The Cleveland Cavaliers shared the best odds for the no. 1 pick in the 2019 NBA Draft alongside the New York Knicks and the Phoenix Suns. While the Knicks managed to stay in the top three, the Cavs fell to the no. 5 spot after the Pelicans, Lakers and Grizzlies all climbed up the board.
Still, there are some interesting options for the Cavs at the no. 5 spot, and a number of players who could have an immediate impact on Cleveland’s rebuild.
But in an incredibly top-heavy draft, there are also a number of players who may be suspect fits on this current Cavs roster.
With that in mind, here are three players that the Cavs should avoid in the 2019 NBA Draft.
3. Coby White
There are a number of reasons that the Cavs should avoid taking White. For starters, they had hoped that they drafted their point guard of the future when they selected Collin Sexton last season.
And while Sexton may be more of a combo guard, he certainly needs the ball in his hands to be a consistent playmaker. White is very similar in this regard.
Although White has decent court vision and has shown a capacity to shoot the three, his strength stems from his ability to get out and run in transition. White was one of the fastest players in all of college basketball last season, and he loves to push the tempo.
New Cavs head coach John Beilein is someone who prioritizes efficiency in the half-court offense, which does not quite suit White’s game. In addition to a potential inability to coexist with Sexton, it seems unlikely that White would thrive in a Beilein system that may choose to slow things down.
If the Cavs do decide to take a point guard, they may be better off taking a flyer on Vanderbilt’s Darius Garland, who is a better shooter than White and looks like more of a shot creator and playmaker in the half court.
2. Nassir Little
Cleveland would also be wise to avoid taking White’s teammate at North Carolina, Nassir Little.
While Little shined when he saw more minutes during the 2019 NCAA Tournament, his skill set at the three position simply does not mesh with the rest of Cleveland’s projected rotations.
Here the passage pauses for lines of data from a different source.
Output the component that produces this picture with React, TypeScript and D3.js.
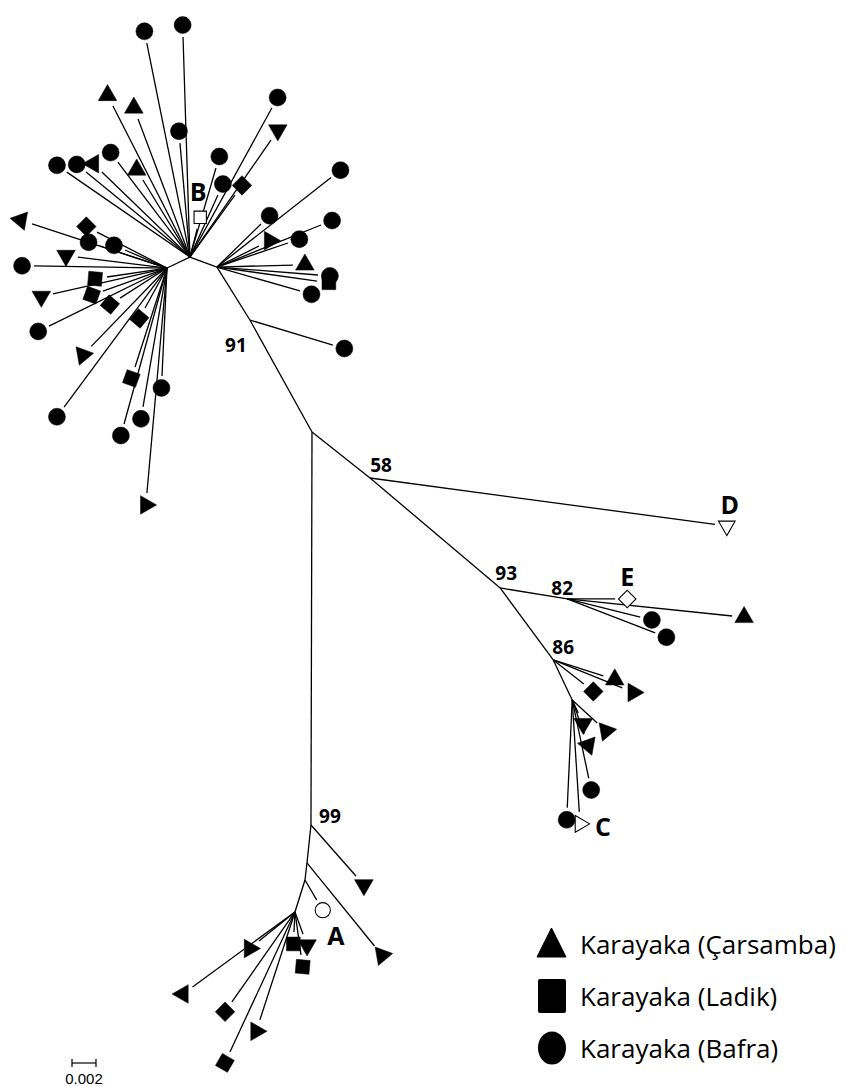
import { useEffect, useRef } from "react"
import * as d3 from "d3"

const W = 845, H = 1086

// internal branches: [id, parent, angle (deg, screen), length (subst./site)]
const internal: [string, string, number, number][] = [
  ["N58", "R", 38.4, 0.00617],
  ["N93", "N58", 40.2, 0.0142],
  ["N82", "N93", 9.3, 0.00566],
  ["N86", "N93", 53.6, 0.00745],
  ["N86b", "N86", 64.6, 0.00369],
  ["N99", "R", 90.15, 0.03275],
  ["Nb1", "N99", 96, 0.00318],
  ["Nb2", "Nb1", 96.7, 0.00143],
  ["Nb3", "Nb2", 107.4, 0.00279],
  ["N91", "R", -119, 0.01067],
  ["H3", "N91", -121.9, 0.0052],
  ["H1", "H3", -159.7, 0.0024],
  ["H2", "H1", 154.4, 0.00212],
]

// terminal branches: [parent, angle, length, symbol, marker rotation, reference label]
// symbol: t = Çarsamba, s = Ladik, c = Bafra
const leaves: [string, number, number, string, number, string?][] = [
  ["N58", 7.66, 0.029, "t", 180, "D"],
  ["N82", 5.9, 0.01382, "t", 0],
  ["N82", 0, 0.004, "s", 45, "E"],
  ["N82", 13.9, 0.00627, "c", 0],
  ["N82", 21.1, 0.00786, "c", 0],
  ["N86", 17.7, 0.00438, "t", 0],
  ["N86", 22.1, 0.00621, "t", -30],
  ["N86", 38.2, 0.00325, "s", 45],
  ["N86b", 42.6, 0.00283, "t", -40],
  ["N86b", 65.2, 0.00119, "t", 180],
  ["N86b", 70.6, 0.003, "t", 160],
  ["N86b", 78.1, 0.00667, "c", 0],
  ["N86b", 92.65, 0.009, "c", 0],
  ["N86b", 86.4, 0.00935, "t", 90, "C"],
  ["N99", 48.6, 0.00567, "t", -60],
  ["Nb1", 50.9, 0.00892, "t", 200],
  ["Nb2", 59.5, 0.00192, "c", 0, "A"],
  ["Nb3", 92.9, 0.00167, "s", 0],
  ["Nb3", 70, 0.00195, "t", 180],
  ["Nb3", 82, 0.00362, "s", 5],
  ["Nb3", 141.1, 0.00385, "t", -30],
  ["Nb3", 143.8, 0.01058, "t", -90],
  ["Nb3", 125, 0.00916, "s", 45],
  ["Nb3", 108, 0.00946, "t", -30],
  ["Nb3", 114.9, 0.01287, "s", 30],
  ["N91", 16.8, 0.00722, "c", 0],
  ["H3", -38.1, 0.01208, "c", 0],
  ["H3", -44.3, 0.00513, "c", 0],
  ["H3", -22, 0.00935, "c", 0],
  ["H3", -18.7, 0.00625, "c", 0],
  ["H3", -26.6, 0.00392, "t", 90],
  ["H3", -1.5, 0.00633, "t", 0],
  ["H3", 8, 0.00842, "s", 0],
  ["H3", 4.5, 0.00844, "c", 0],
  ["H3", 16.1, 0.0072, "c", 0],
  ["H1", -91.8, 0.01834, "c", 0],
  ["H1", -101.4, 0.01819, "c", 0],
  ["H1", -95, 0.00953, "c", 0],
  ["H1", -117, 0.01413, "t", 0],
  ["H1", -110.6, 0.01229, "t", 0],
  ["H1", -121.4, 0.00752, "t", 0],
  ["H1", -127.2, 0.00993, "c", 0],
  ["H1", -136, 0.0102, "t", 30],
  ["H1", -140.7, 0.01119, "c", 0],
  ["H1", -145.4, 0.01246, "c", 0],
  ["H1", -75.5, 0.00242, "s", 0, "B"],
  ["H1", -73.7, 0.00773, "c", 0],
  ["H1", -65.7, 0.00567, "c", 0],
  ["H1", -54, 0.00638, "s", 45],
  ["H1", -61.2, 0.01417, "c", 0],
  ["H1", -55.3, 0.01186, "t", 180],
  ["H2", -161.9, 0.01183, "t", -80],
  ["H2", -152.8, 0.00656, "s", 45],
  ["H2", -161.8, 0.00588, "c", 0],
  ["H2", -156.8, 0.00381, "c", 0],
  ["H2", -173, 0.00748, "t", 180],
  ["H2", -179.1, 0.01108, "c", 0],
  ["H2", 171.5, 0.00506, "s", 5],
  ["H2", 167.2, 0.00974, "t", 180],
  ["H2", 160.2, 0.00567, "s", 20],
  ["H2", 147.4, 0.00465, "s", 40],
  ["H2", 153.8, 0.01096, "c", 0],
  ["H2", 118.8, 0.0038, "s", 40],
  ["H2", 134, 0.00908, "t", -40],
  ["H2", 126.5, 0.01442, "c", 0],
  ["H2", 107.9, 0.00867, "s", 20],
  ["H2", 92.65, 0.009, "c", 0],
  ["H2", 99.8, 0.01175, "c", 0],
  ["H2", 105.4, 0.01348, "c", 0],
  ["H2", 95.1, 0.01882, "t", 90],
]

const supportNodes = ["N91", "N58", "N93", "N82", "N86", "N99"]
const supportValues = [91, 58, 93, 82, 86, 99]

const legendLabels = ["Karayaka (Çarsamba)", "Karayaka (Ladik)", "Karayaka (Bafra)"]
const legendSymbols = ["t", "s", "c"]

const scaleBarValue = 0.002

// label nudges (px)
const supportNudge: Record<string, [number, number]> = {
  N91: [-14, 25], N58: [11, -13], N93: [6, -15], N82: [-5, -11], N86: [10, -13], N99: [19, -9],
}
const refNudge: Record<string, [number, number]> = {
  A: [13, 25], B: [-2, -26], C: [23, 2], D: [3, -22], E: [0, -23],
}

const App = () => {
  const ref = useRef<SVGSVGElement>(null)

  useEffect(() => {
    const svg = d3.select(ref.current)
    svg.selectAll("*").remove()

    const x = d3.scaleLinear().domain([0, scaleBarValue]).range([312, 336])
    const y = d3.scaleLinear().domain([0, scaleBarValue]).range([432, 456])
    const rad = (a: number) => (a * Math.PI) / 180

    // node positions in tree units
    const pos: Record<string, [number, number]> = { R: [0, 0] }
    internal.forEach(([id, p, a, l]) => {
      const [px, py] = pos[p]
      pos[id] = [px + l * Math.cos(rad(a)), py + l * Math.sin(rad(a))]
    })

    const g = svg.append("g")

    // internal branches
    g.selectAll("line.int")
      .data(internal)
      .enter()
      .append("line")
      .attr("x1", d => x(pos[d[1]][0]))
      .attr("y1", d => y(pos[d[1]][1]))
      .attr("x2", d => x(pos[d[0]][0]))
      .attr("y2", d => y(pos[d[0]][1]))
      .attr("stroke", "#000")
      .attr("stroke-width", 1.3)

    const tips = leaves.map(([p, a, l, sym, rot, lab]) => {
      const [px, py] = pos[p]
      const ex = px + l * Math.cos(rad(a)), ey = py + l * Math.sin(rad(a))
      const gap = 12
      return {
        x1: x(px), y1: y(py), x2: x(ex), y2: y(ey),
        mx: x(ex) + gap * Math.cos(rad(a)), my: y(ey) + gap * Math.sin(rad(a)),
        sym, rot, lab,
      }
    })

    g.selectAll("line.tip")
      .data(tips)
      .enter()
      .append("line")
      .attr("x1", d => d.x1)
      .attr("y1", d => d.y1)
      .attr("x2", d => d.x2)
      .attr("y2", d => d.y2)
      .attr("stroke", "#000")
      .attr("stroke-width", 1.3)

    const symType: Record<string, d3.SymbolType> = { t: d3.symbolTriangle, s: d3.symbolSquare, c: d3.symbolCircle }
    const symSize: Record<string, number> = { t: 150, s: 190, c: 227 }

    g.selectAll("path.mk")
      .data(tips)
      .enter()
      .append("path")
      .attr("d", d => d3.symbol().type(symType[d.sym]).size(d.lab ? symSize[d.sym] * 0.8 : symSize[d.sym])() as string)
      .attr("transform", d => `translate(${d.mx},${d.my}) rotate(${d.rot})`)
      .attr("fill", d => (d.lab ? "#fff" : "#000"))
      .attr("stroke", "#000")
      .attr("stroke-width", d => (d.lab ? 1.1 : 0.5))

    // reference labels
    g.selectAll("text.ref")
      .data(tips.filter(d => d.lab))
      .enter()
      .append("text")
      .attr("x", d => d.mx + refNudge[d.lab as string][0])
      .attr("y", d => d.my + refNudge[d.lab as string][1])
      .attr("text-anchor", "middle")
      .attr("dominant-baseline", "central")
      .style("font-family", "'Open Sans', sans-serif")
      .style("font-weight", "bold")
      .style("font-size", "25px")
      .text(d => d.lab as string)

    // bootstrap values
    g.selectAll("text.bs")
      .data(supportNodes)
      .enter()
      .append("text")
      .attr("x", (d) => x(pos[d][0]) + supportNudge[d][0])
      .attr("y", (d) => y(pos[d][1]) + supportNudge[d][1])
      .attr("text-anchor", "middle")
      .attr("dominant-baseline", "central")
      .style("font-family", "'Open Sans', sans-serif")
      .style("font-weight", "bold")
      .style("font-size", "19px")
      .text((d, i) => supportValues[i])

    // legend
    const ly = d3.scalePoint<string>().domain(legendLabels).range([944, 1048])
    const leg = svg.append("g")
    legendLabels.forEach((lab, i) => {
      const cy = ly(lab) as number
      const s = legendSymbols[i]
      if (s === "t")
        leg.append("path").attr("d", `M537,${cy + 13}L566,${cy + 13}L551.5,${cy - 16}Z`).attr("fill", "#000")
          .attr("stroke", "#000").attr("stroke-linejoin", "round")
      else if (s === "s")
        leg.append("rect").attr("x", 538).attr("y", cy - 17).attr("width", 28).attr("height", 34).attr("rx", 2).attr("fill", "#000")
      else
        leg.append("ellipse").attr("cx", 552).attr("cy", cy).attr("rx", 14).attr("ry", 16.5).attr("fill", "#000")
      leg.append("text")
        .attr("x", 580)
        .attr("y", cy)
        .attr("dominant-baseline", "central")
        .style("font-family", "'Open Sans', sans-serif")
        .style("font-size", "26px")
        .text(lab)
    })

    // scale bar
    const bx0 = 72, bw = x(scaleBarValue) - x(0), by = 1063
    const sb = svg.append("g").attr("stroke", "#000").attr("stroke-width", 1.2)
    sb.append("line").attr("x1", bx0).attr("x2", bx0 + bw).attr("y1", by).attr("y2", by)
    sb.append("line").attr("x1", bx0).attr("x2", bx0).attr("y1", by - 4).attr("y2", by + 4)
    sb.append("line").attr("x1", bx0 + bw).attr("x2", bx0 + bw).attr("y1", by - 4).attr("y2", by + 4)
    svg.append("text")
      .attr("x", bx0 + bw / 2)
      .attr("y", 1084)
      .attr("text-anchor", "middle")
      .style("font-family", "'Liberation Sans', Arial, sans-serif")
      .style("font-size", "15px")
      .text(String(scaleBarValue))
  }, [])

  return (
    <div style={{ position: "absolute", left: 0, top: 0 }}>
      <svg ref={ref} width={W} height={H} style={{ display: "block", background: "#fff" }} />
    </div>
  )
}

export default App
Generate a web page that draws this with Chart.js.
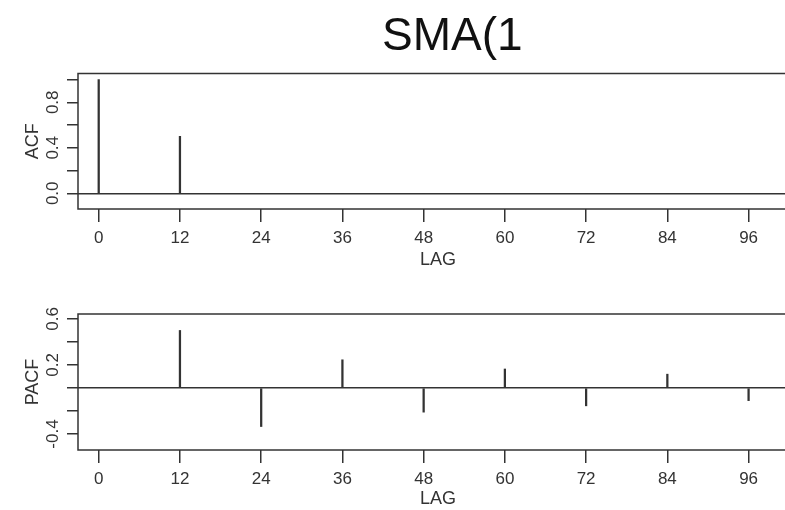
<!DOCTYPE html>
<html>
<head>
<meta charset="utf-8">
<script src="https://cdn.jsdelivr.net/npm/chart.js@4"></script>
<style>
  html, body { margin: 0; padding: 0; background: #fff; }
  #wrap { position: relative; width: 785px; height: 510px; overflow: hidden; background: #fff; }
  canvas { position: absolute; left: 0; }
  #c1 { top: 0; }
  #c2 { top: 280px; }
</style>
</head>
<body>
<div id="wrap">
  <canvas id="c1" width="810" height="271"></canvas>
  <canvas id="c2" width="810" height="230"></canvas>
</div>
<script>
// ---- data ----
const titleText = 'SMA(1';
const lagTicks = [0, 12, 24, 36, 48, 60, 72, 84, 96];
const acfLags = [0, 12, 24, 36, 48, 60, 72, 84, 96];
const acfValues = [1.0, 0.5, 0, 0, 0, 0, 0, 0, 0];
const pacfLags = [12, 24, 36, 48, 60, 72, 84, 96];
const pacfValues = [0.50, -0.335, 0.245, -0.21, 0.165, -0.155, 0.12, -0.11];
const acfTicks = [0.0, 0.2, 0.4, 0.6, 0.8, 1.0];
const acfTickLabels = ['0.0', '', '0.4', '', '0.8', ''];
const pacfTicks = [-0.4, -0.2, 0.0, 0.2, 0.4, 0.6];
const pacfTickLabels = ['-0.4', '', '', '0.2', '', '0.6'];

const INK = '#333333';
const FONT = '"Liberation Sans", Arial, Helvetica, sans-serif';

const boxPlugin = {
  id: 'rbox',
  afterDraw(chart) {
    const a = chart.chartArea, ctx = chart.ctx;
    ctx.save();
    ctx.strokeStyle = INK;
    ctx.lineWidth = 1.5;
    ctx.strokeRect(a.left, a.top, a.right - a.left, a.bottom - a.top);
    ctx.restore();
  }
};

const titlePlugin = {
  id: 'rtitle',
  afterDraw(chart, args, opts) {
    if (!opts || !opts.text) return;
    const ctx = chart.ctx;
    ctx.save();
    ctx.fillStyle = '#111';
    ctx.font = '46px ' + FONT;
    ctx.textAlign = 'left';
    ctx.textBaseline = 'alphabetic';
    ctx.fillText(opts.text, opts.x, opts.y);
    ctx.restore();
  }
};

function makeChart(id, lags, values, yTicks, yLabels, yMin, yMax, yTitle, padTop, xAxisH, yLabPad, title) {
  const data = lags.map((l, i) => ({ x: l, y: values[i] }));
  return new Chart(document.getElementById(id), {
    type: 'bar',
    data: {
      datasets: [{
        data: data,
        backgroundColor: INK,
        borderWidth: 0,
        barThickness: 1.6
      }]
    },
    plugins: [boxPlugin, titlePlugin],
    options: {
      responsive: false,
      animation: false,
      layout: { padding: { top: padTop, left: 0, right: 12, bottom: 0 } },
      plugins: {
        legend: { display: false },
        tooltip: { enabled: false },
        rtitle: title ? { text: title, x: 382, y: 50 } : {}
      },
      scales: {
        x: {
          type: 'linear',
          offset: false,
          min: -3.06,
          max: 103.3,
          afterBuildTicks: s => { s.ticks = lagTicks.map(v => ({ value: v })); },
          afterFit: s => { s.height = xAxisH; },
          ticks: {
            autoSkip: false,
            maxRotation: 0,
            minRotation: 0,
            padding: 6,
            color: INK,
            font: { family: FONT, size: 17 },
            callback: v => String(v)
          },
          grid: {
            offset: false,
            drawOnChartArea: false,
            drawTicks: true,
            tickLength: 13,
            tickColor: INK,
            color: INK,
            lineWidth: 1.5
          },
          border: { display: false },
          title: {
            display: true,
            text: 'LAG',
            color: INK,
            font: { family: FONT, size: 18, lineHeight: 1.2 },
            padding: { top: 0, bottom: 0 }
          }
        },
        y: {
          type: 'linear',
          min: yMin,
          max: yMax,
          afterBuildTicks: s => { s.ticks = yTicks.map(v => ({ value: v })); },
          afterFit: s => { s.width = 78; },
          ticks: {
            autoSkip: false,
            minRotation: 90,
            maxRotation: 90,
            crossAlign: 'center',
            padding: yLabPad,
            color: INK,
            font: { family: FONT, size: 17 },
            callback: (v, i) => yLabels[i]
          },
          grid: {
            drawOnChartArea: true,
            drawTicks: true,
            tickLength: 11,
            tickColor: INK,
            lineWidth: 1.5,
            color: c => (c.tick && Math.abs(c.tick.value) < 1e-9) ? INK : 'rgba(0,0,0,0)'
          },
          border: { display: false },
          title: {
            display: true,
            text: yTitle,
            color: INK,
            font: { family: FONT, size: 18, lineHeight: 1.2 },
            padding: { top: 22, bottom: 0 }
          }
        }
      }
    }
  });
}

makeChart('c1', acfLags, acfValues, acfTicks, acfTickLabels, -0.138, 1.053, 'ACF', 73.5, 62, 2, titleText);
makeChart('c2', pacfLags, pacfValues, pacfTicks, pacfTickLabels, -0.539, 0.643, 'PACF', 34, 60, -1, null);
</script>
</body>
</html>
Little plays in the paint, and uses his strength and athleticism to score inside. He has shown a tremendous ability to rebound for his size, but at 6’6″ he would still be pretty undersized at small forward and even moreso at power forward.
Taking Little at no. 5 would be a big reach anyway, but Cleveland should avoid making that mistake all the same.
1. Jarrett Culver
Culver was sensational in Texas Tech’s run to the national title game. He averaged 18.5 points, 6.8 rebounds and 4.2 assists in the NCAA Tournament, establishing himself as one of the best players in March and increasing his draft stock as a result.
But Culver’s weaknesses were exposed in the title game loss to Virginia. A 30 percent shooter from beyond the arc during the season, Culver did not make a single one of his six three-pointers, and shot just 5 of 22 from the field as he was harassed by UVA standout DeAndre Hunter.
At 6’6″ and under 200 pounds, Culver simply could not handle the physicality of Hunter, and it was evident that he was often off-balance throughout the game.
Now, Culver will almost certainly get stronger, and his athleticism and defensive abilities of his own make him a noteworthy prospect. But, like Little, he struggles to shoot from the perimeter and remains somewhat undersized at the two.
There is a chance that Culver could thrive in a system with more scorers and playmakers, but the Cavs are still a very young team predicated mostly on their inside-out scoring.
Cleveland would be far better off selecting Hunter–if he is still available–or taking a gamble on the upside of Cam Reddish.